Stated goal: Using the entries shown below, output the line containing "Generate a web", the line containing "-23], [18, -19]];", and every line between them, exactly. Pictures are omitted.

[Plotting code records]
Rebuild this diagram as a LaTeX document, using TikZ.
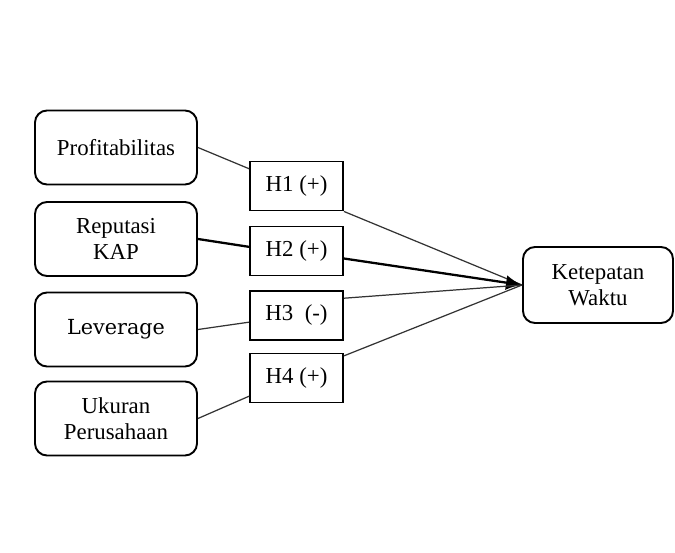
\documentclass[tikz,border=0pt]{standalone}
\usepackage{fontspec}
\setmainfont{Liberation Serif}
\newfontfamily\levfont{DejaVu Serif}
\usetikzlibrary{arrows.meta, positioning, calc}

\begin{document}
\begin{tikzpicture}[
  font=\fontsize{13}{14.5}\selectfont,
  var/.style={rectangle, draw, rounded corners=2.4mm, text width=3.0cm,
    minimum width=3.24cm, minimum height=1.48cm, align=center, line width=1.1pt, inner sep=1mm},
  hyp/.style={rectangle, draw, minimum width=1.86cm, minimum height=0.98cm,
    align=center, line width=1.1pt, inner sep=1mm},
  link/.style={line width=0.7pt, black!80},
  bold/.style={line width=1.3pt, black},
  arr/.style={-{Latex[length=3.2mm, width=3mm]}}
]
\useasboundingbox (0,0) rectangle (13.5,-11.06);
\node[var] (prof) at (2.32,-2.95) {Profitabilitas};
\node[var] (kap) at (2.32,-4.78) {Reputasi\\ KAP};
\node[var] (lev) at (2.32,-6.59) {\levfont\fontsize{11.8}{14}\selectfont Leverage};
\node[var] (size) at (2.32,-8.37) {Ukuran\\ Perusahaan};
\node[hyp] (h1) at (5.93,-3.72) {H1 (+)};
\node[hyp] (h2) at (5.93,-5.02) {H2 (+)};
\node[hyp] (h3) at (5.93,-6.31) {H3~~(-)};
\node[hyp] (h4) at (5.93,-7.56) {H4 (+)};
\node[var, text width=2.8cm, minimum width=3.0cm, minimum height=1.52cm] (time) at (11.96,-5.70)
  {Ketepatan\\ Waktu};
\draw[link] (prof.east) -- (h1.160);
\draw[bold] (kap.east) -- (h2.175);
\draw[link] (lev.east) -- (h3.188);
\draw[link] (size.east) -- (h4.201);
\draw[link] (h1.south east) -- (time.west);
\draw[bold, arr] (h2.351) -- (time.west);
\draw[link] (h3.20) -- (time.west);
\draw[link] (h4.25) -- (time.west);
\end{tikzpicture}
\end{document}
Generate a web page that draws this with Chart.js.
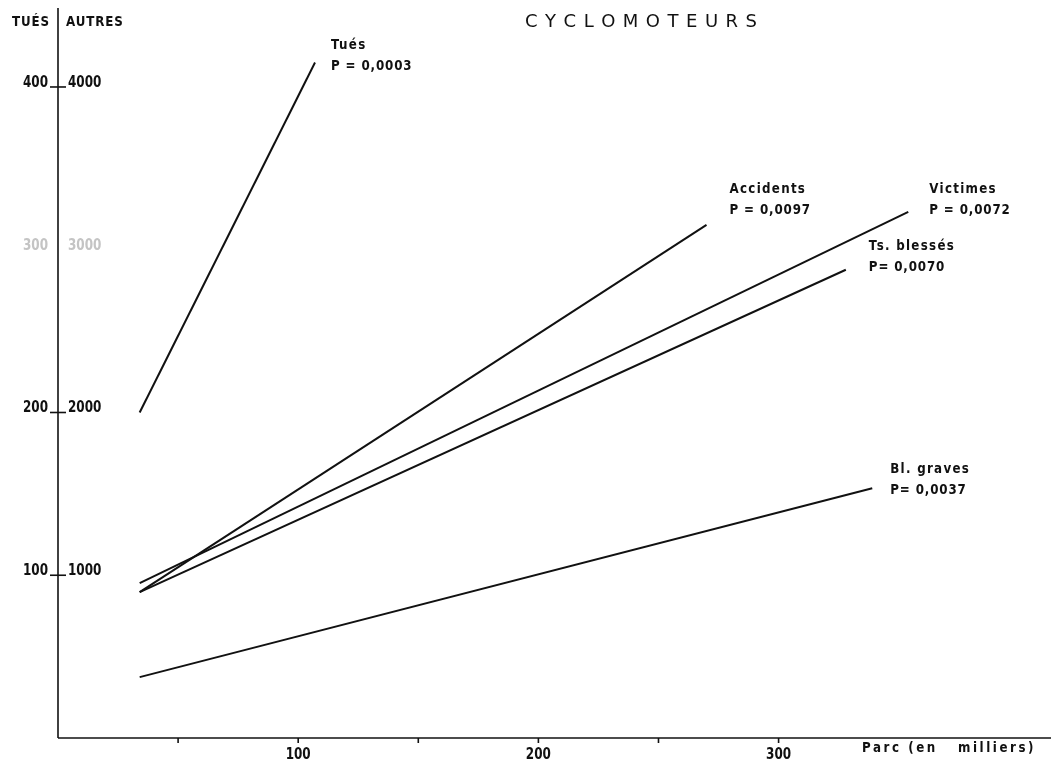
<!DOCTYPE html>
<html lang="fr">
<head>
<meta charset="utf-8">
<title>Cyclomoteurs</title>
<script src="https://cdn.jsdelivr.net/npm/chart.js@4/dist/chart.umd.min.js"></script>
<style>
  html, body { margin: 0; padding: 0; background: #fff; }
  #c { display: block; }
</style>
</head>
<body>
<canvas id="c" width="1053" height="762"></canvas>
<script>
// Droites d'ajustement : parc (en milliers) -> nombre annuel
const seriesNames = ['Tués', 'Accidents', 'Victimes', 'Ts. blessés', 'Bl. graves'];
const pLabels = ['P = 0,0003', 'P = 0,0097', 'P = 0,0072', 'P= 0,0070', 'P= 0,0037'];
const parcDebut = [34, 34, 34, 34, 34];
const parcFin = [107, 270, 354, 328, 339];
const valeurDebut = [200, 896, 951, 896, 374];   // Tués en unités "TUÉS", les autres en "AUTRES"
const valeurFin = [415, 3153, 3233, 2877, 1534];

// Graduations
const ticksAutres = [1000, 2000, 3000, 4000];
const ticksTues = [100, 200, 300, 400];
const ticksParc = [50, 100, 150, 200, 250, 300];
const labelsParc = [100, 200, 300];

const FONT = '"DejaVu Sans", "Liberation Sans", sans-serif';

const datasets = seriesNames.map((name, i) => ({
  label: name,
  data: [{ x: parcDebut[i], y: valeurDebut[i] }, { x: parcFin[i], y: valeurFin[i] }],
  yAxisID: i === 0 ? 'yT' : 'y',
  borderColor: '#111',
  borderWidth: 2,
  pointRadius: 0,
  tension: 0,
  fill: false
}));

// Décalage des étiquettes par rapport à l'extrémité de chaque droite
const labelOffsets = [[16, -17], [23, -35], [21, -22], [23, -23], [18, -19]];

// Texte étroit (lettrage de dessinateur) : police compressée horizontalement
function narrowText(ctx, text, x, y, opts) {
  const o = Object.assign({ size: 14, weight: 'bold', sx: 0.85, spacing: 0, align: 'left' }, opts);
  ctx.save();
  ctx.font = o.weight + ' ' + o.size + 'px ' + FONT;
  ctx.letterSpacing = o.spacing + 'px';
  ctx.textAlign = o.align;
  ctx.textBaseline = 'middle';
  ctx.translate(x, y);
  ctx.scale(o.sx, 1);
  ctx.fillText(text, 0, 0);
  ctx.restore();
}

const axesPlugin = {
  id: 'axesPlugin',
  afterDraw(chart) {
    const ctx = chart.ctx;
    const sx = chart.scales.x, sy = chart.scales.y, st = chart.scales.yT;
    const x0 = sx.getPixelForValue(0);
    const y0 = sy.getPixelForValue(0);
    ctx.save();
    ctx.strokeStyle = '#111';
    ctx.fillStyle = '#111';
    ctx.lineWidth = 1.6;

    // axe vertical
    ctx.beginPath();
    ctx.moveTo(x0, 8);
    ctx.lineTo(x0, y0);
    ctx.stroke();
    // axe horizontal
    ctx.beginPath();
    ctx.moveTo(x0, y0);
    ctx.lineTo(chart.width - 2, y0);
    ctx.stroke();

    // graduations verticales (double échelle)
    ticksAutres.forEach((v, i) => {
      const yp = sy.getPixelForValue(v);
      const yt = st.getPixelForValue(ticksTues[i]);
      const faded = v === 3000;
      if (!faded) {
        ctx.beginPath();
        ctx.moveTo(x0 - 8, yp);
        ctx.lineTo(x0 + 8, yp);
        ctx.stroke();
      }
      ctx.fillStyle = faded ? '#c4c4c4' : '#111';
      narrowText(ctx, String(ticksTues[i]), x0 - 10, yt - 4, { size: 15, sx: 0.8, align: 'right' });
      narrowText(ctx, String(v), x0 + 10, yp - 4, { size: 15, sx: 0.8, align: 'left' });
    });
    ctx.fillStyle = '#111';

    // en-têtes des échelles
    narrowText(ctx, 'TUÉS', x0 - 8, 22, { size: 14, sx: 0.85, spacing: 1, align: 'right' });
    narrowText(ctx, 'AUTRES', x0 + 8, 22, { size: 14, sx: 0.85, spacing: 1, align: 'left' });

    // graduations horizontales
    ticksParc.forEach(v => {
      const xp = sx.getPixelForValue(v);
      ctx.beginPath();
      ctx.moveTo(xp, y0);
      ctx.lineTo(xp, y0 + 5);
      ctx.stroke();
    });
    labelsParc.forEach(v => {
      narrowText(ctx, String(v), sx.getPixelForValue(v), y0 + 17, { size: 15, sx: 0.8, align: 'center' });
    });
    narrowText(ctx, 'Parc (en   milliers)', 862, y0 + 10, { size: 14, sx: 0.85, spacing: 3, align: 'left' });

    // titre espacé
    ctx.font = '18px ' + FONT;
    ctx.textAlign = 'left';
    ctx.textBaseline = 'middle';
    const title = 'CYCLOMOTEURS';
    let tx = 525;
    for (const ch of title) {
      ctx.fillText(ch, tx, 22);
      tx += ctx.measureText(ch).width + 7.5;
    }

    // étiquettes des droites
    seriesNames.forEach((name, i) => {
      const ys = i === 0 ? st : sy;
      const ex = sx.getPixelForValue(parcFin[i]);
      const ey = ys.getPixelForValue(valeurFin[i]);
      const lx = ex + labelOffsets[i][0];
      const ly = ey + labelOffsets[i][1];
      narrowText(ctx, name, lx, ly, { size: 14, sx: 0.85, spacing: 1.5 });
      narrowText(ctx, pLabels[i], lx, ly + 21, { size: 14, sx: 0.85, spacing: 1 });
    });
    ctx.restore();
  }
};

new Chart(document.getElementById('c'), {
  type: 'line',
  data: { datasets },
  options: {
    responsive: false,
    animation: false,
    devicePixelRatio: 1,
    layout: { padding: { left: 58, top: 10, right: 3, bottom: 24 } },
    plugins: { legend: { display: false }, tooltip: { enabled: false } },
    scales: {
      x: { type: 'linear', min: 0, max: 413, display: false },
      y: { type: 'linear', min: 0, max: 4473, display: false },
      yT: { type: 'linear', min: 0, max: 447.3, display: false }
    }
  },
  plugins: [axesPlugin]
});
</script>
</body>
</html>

Expected output:
Generate a web page that draws this with Chart.js.
<!DOCTYPE html>
<html lang="fr">
<head>
<meta charset="utf-8">
<title>Cyclomoteurs</title>
<script src="https://cdn.jsdelivr.net/npm/chart.js@4/dist/chart.umd.min.js"></script>
<style>
  html, body { margin: 0; padding: 0; background: #fff; }
  #c { display: block; }
</style>
</head>
<body>
<canvas id="c" width="1053" height="762"></canvas>
<script>
// Droites d'ajustement : parc (en milliers) -> nombre annuel
const seriesNames = ['Tués', 'Accidents', 'Victimes', 'Ts. blessés', 'Bl. graves'];
const pLabels = ['P = 0,0003', 'P = 0,0097', 'P = 0,0072', 'P= 0,0070', 'P= 0,0037'];
const parcDebut = [34, 34, 34, 34, 34];
const parcFin = [107, 270, 354, 328, 339];
const valeurDebut = [200, 896, 951, 896, 374];   // Tués en unités "TUÉS", les autres en "AUTRES"
const valeurFin = [415, 3153, 3233, 2877, 1534];

// Graduations
const ticksAutres = [1000, 2000, 3000, 4000];
const ticksTues = [100, 200, 300, 400];
const ticksParc = [50, 100, 150, 200, 250, 300];
const labelsParc = [100, 200, 300];

const FONT = '"DejaVu Sans", "Liberation Sans", sans-serif';

const datasets = seriesNames.map((name, i) => ({
  label: name,
  data: [{ x: parcDebut[i], y: valeurDebut[i] }, { x: parcFin[i], y: valeurFin[i] }],
  yAxisID: i === 0 ? 'yT' : 'y',
  borderColor: '#111',
  borderWidth: 2,
  pointRadius: 0,
  tension: 0,
  fill: false
}));

// Décalage des étiquettes par rapport à l'extrémité de chaque droite
const labelOffsets = [[16, -17], [23, -35], [21, -22], [23, -23], [18, -19]];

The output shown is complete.